Abgesehen von den beiden genannten werden auch im WAA-Normalbetrieb ständig kleinere oder größere Mengen aller möglichen Elemente ins Freie gelassen - und „gesund“ ist davon keines. Die verschiedenen Destillationsschritte, die Verglasung der Spaltprodukte und die Mischoxid-Herstellung sind weitere Quellen radioaktiver Emissionen.
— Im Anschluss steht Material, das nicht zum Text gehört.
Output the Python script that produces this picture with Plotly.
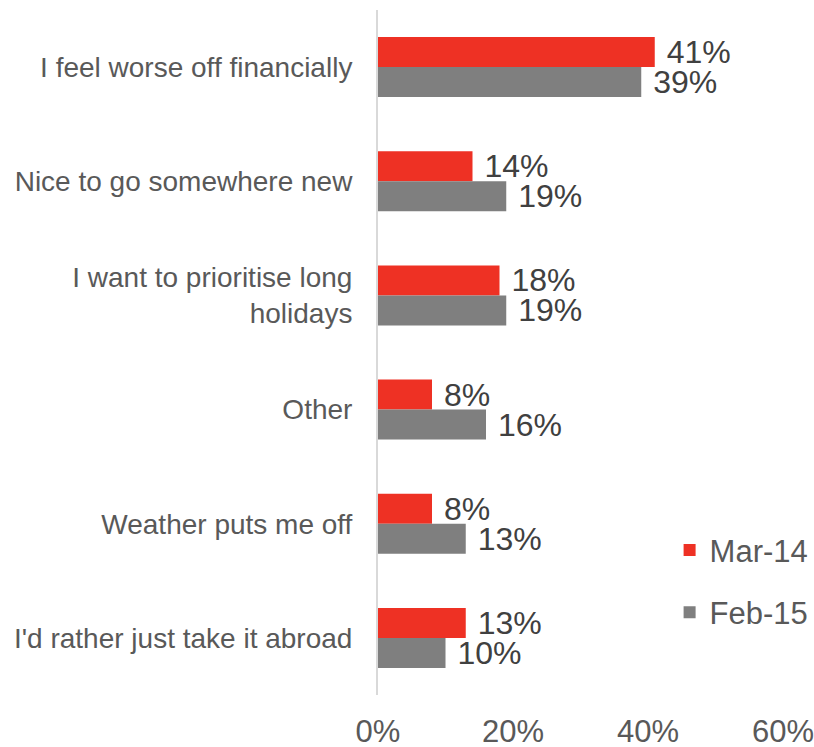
import plotly.graph_objects as go

categories = [
    "I feel worse off financially",
    "Nice to go somewhere new",
    "I want to prioritise long<br>holidays",
    "Other",
    "Weather puts me off",
    "I'd rather just take it abroad",
]
mar14 = [0.41, 0.14, 0.18, 0.08, 0.08, 0.13]
feb15 = [0.39, 0.19, 0.19, 0.16, 0.13, 0.10]
series_names = ["Mar-14", "Feb-15"]
tick_vals = [0, 0.2, 0.4, 0.6]
tick_text = ["0%", "20%", "40%", "60%"]

FONT = "Liberation Sans, Arial, sans-serif"
LABEL_GREY = "#595959"
VALUE_GREY = "#404040"

fig = go.Figure()
for name, vals, color, grp in [
    (series_names[0], mar14, "#EE3124", "a"),
    (series_names[1], feb15, "#7F7F7F", "b"),
]:
    fig.add_trace(go.Bar(
        y=categories, x=vals, name=name, orientation="h",
        marker=dict(color=color, line=dict(width=0)),
        text=vals, texttemplate="\u00a0%{x:.0%}",
        textposition="outside", cliponaxis=False, constraintext="none",
        textfont=dict(family=FONT, size=32, color=VALUE_GREY),
        legendgroup=grp,
    ))

fig.update_layout(
    width=814, height=747,
    margin=dict(l=378, r=31, t=10, b=52, autoexpand=False),
    paper_bgcolor="white", plot_bgcolor="white",
    barmode="group", bargap=0.474, bargroupgap=0,
    font=dict(family=FONT, color=LABEL_GREY),
    legend=dict(
        x=0.72, y=0.166, xanchor="left", yanchor="middle",
        font=dict(family=FONT, size=31, color=LABEL_GREY),
        traceorder="grouped", tracegroupgap=19,
        itemwidth=30, bgcolor="rgba(0,0,0,0)",
    ),
    xaxis=dict(
        range=[0, 0.6], tickvals=tick_vals, ticktext=tick_text,
        showgrid=False, zeroline=False, showline=False, automargin=False,
        tickfont=dict(family=FONT, size=31, color=LABEL_GREY),
        ticks="", ticklabelstandoff=15, ticklabeloverflow="allow",
    ),
    yaxis=dict(
        autorange="reversed", showgrid=False, zeroline=False, automargin=False,
        showline=True, linecolor="#D9D9D9", linewidth=2,
        ticks="", ticklabelstandoff=18,
        tickfont=dict(family=FONT, size=28, color=LABEL_GREY),
    ),
)

fig.write_html("out.html")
Im wesentlichen gelangen sie zum Beispiel in Wackersdorf durch drei Kamine - darunter der besonders umstrittene 200 Meter hohe — sowie übers Abwasser in die Umwelt.

Im Störfall ist in einer Wiederaufarbeitungsanlage der Katastrophenphantasie eigentlich keine Grenze gesetzt.

„Normale“ Unfälle wie Rohrbrüche, chemische Explosionen (wegen der im Wiederaufarbei-tungsprozeß verwendeten leicht entzündlichen organischen Lösungsmittel), nukleare Explosionen (Kritikalitäten) von etwa Handgranatenstärke, Filterbrüche und vieles andere mehr verlaufen noch relativ harmlos, kommen aber statistisch gesehen recht häufig vor, und ihre Langzeitfolgen summieren sich.

Große Unfälle wie zum Beispiel die Freisetzung des radioaktiven Materials eines Lagertanks für hochaktives Spaltproduktkonzentrat („High aktive waste-HAW-Puffertank“) könnten aber die Dimension kleinerer Weltuntergänge annehmen.

So etwas ist vermutlich erst einmal, aber auch da nur in relativ kleiner Größenordnung, gemessen am schlimmsten denkbaren Super-Gau in einer Wiederaufarbeitungsanlage, 1957 in der Sowjetunion passiert.

Die Anlässe für solche Stör-und Unfälle sind meist recht trivial: einfache Stromausfälle haben schon zu Fast-Katastrophen geführt (wie in der französischen Wiederaufarbeitungsanlage von La Hague im Jahr 1980). Und das „berühmte“ menschliche Versagen kann ja überhaupt schwer beherrscht werden...

Stellt sich am Schluß die Frage: Sind wir bereit, diesen Preis für den „Fortschritt“ in der Atomindustrie zu bezahlen?

Der Autor ist Physiker und Mitglied der Initiative „Naturwissenschaftler(innen) gegen die WAA Wackersdorf“.